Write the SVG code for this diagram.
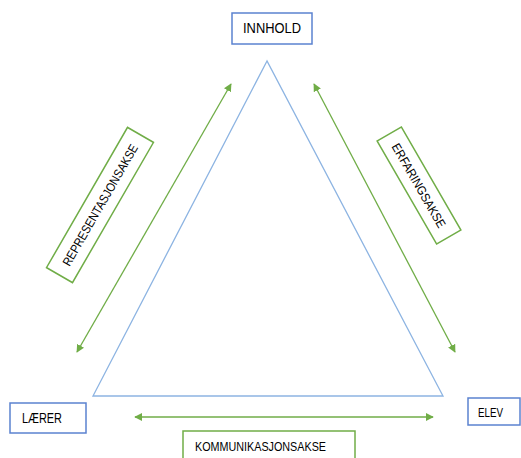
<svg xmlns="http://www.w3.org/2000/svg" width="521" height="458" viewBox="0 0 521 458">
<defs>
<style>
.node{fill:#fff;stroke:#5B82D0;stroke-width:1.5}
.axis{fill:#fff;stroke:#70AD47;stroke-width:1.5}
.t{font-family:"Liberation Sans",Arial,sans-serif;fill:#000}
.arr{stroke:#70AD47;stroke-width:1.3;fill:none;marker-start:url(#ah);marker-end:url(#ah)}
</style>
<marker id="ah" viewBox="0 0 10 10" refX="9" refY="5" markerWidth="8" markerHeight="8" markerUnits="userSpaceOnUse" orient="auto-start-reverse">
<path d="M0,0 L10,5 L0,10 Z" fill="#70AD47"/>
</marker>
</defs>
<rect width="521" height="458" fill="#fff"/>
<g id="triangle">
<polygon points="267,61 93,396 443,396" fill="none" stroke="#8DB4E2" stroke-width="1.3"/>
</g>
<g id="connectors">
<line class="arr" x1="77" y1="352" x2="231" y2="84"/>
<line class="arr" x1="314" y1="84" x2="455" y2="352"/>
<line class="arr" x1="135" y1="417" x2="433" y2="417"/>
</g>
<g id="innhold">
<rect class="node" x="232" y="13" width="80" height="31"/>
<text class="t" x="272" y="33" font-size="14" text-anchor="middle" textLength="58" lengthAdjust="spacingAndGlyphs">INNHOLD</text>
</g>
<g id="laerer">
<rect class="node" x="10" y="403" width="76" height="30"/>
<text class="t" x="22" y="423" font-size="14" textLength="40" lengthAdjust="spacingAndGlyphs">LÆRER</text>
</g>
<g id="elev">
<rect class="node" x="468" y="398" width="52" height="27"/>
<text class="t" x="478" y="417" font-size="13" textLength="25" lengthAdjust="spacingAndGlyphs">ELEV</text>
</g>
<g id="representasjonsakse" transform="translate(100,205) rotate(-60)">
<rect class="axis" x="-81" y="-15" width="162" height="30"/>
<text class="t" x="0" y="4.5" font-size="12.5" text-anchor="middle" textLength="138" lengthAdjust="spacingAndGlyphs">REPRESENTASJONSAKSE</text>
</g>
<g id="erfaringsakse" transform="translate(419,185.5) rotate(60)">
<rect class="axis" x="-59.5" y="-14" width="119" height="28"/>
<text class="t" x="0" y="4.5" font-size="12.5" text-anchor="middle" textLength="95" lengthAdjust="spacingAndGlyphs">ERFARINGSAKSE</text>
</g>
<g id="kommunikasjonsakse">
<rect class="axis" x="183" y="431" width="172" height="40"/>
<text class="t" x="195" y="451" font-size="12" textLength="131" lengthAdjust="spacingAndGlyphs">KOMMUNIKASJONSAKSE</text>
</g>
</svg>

::::

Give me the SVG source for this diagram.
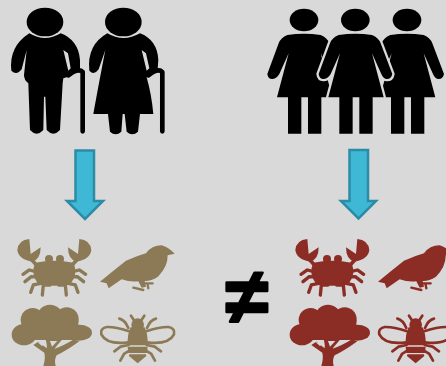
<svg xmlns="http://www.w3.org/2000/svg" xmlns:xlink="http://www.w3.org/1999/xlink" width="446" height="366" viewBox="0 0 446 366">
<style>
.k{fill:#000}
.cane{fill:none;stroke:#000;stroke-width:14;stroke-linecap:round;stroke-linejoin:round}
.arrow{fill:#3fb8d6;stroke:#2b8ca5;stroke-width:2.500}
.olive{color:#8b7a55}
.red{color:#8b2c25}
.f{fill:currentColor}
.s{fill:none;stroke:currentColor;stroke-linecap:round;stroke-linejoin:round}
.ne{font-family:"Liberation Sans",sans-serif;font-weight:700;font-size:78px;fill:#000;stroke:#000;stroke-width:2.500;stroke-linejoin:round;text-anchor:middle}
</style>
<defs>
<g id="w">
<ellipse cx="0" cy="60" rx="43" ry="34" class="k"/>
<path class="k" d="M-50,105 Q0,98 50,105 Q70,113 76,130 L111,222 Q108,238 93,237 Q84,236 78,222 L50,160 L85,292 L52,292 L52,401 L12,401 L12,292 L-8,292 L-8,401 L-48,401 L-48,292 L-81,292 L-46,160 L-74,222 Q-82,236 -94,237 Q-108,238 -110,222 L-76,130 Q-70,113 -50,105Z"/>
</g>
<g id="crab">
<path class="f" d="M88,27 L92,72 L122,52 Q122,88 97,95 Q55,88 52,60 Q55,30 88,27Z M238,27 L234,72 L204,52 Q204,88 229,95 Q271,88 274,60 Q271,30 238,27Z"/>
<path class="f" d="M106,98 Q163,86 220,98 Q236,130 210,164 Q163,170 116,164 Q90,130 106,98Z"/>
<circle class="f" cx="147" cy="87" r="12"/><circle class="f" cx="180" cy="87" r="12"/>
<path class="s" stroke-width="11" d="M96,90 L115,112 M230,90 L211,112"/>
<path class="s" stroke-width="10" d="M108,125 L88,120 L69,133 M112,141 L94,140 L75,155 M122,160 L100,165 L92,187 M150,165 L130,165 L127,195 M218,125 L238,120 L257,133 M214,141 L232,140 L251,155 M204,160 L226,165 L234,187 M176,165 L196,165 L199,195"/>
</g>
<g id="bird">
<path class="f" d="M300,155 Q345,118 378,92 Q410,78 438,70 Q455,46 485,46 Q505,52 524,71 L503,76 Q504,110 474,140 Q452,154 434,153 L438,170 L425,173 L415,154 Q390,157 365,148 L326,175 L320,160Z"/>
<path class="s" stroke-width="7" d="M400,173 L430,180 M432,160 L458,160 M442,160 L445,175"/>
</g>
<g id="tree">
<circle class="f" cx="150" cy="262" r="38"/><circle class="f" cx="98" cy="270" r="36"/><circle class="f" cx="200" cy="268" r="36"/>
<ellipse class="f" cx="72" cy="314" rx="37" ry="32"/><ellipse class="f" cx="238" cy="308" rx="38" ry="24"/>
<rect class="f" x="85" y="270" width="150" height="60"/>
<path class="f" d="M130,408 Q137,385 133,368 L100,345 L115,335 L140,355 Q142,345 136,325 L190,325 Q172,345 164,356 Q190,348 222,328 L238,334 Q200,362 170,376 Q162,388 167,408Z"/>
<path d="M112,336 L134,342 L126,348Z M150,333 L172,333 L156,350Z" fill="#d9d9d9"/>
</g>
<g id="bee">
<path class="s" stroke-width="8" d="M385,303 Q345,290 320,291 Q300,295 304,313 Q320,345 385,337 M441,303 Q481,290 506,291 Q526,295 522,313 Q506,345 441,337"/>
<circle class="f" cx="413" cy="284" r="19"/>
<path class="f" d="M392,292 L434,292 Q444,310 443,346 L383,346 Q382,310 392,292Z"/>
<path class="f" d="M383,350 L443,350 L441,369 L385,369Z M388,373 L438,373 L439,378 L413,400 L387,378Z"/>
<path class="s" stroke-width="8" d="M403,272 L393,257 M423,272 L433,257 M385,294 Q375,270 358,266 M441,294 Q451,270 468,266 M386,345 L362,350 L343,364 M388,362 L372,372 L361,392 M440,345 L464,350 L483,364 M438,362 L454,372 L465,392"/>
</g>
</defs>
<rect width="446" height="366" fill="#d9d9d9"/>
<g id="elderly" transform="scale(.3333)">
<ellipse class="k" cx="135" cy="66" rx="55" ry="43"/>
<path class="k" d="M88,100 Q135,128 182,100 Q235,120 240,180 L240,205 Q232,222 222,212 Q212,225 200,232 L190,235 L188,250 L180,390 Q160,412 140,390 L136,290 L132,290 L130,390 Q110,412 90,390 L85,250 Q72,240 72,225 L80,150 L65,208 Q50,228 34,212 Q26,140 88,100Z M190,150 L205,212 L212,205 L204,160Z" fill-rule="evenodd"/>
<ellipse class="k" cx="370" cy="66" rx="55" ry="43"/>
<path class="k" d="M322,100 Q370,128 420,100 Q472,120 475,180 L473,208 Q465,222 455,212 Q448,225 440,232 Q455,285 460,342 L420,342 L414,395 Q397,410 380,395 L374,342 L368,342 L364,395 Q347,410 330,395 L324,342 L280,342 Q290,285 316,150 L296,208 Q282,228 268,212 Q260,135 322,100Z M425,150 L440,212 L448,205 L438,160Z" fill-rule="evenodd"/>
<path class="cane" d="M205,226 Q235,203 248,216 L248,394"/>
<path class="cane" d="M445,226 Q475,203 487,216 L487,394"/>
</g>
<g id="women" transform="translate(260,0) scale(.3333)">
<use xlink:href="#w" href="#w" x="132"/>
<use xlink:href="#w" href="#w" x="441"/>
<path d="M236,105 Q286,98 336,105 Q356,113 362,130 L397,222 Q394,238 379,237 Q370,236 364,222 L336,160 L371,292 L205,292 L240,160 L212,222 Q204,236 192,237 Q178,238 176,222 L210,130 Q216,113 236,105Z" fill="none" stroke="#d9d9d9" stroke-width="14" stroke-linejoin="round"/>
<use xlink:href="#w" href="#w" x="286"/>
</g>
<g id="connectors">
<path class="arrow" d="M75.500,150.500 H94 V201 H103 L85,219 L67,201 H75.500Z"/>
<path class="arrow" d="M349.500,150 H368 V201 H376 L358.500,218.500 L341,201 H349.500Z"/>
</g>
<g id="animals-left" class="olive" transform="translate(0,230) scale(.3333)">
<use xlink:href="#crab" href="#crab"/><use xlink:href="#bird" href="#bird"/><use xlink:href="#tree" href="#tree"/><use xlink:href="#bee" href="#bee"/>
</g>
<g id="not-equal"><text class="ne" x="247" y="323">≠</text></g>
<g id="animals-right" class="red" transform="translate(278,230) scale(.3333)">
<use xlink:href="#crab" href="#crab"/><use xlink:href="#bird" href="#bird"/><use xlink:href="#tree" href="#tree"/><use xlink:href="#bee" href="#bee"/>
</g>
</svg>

::::

> **DIRECTIVE**
Which lines in the listing above hold the word "diagram"? Show each of them.

> **REPLY**
Write the SVG code for this diagram.
Give me the SVG source for this diagram.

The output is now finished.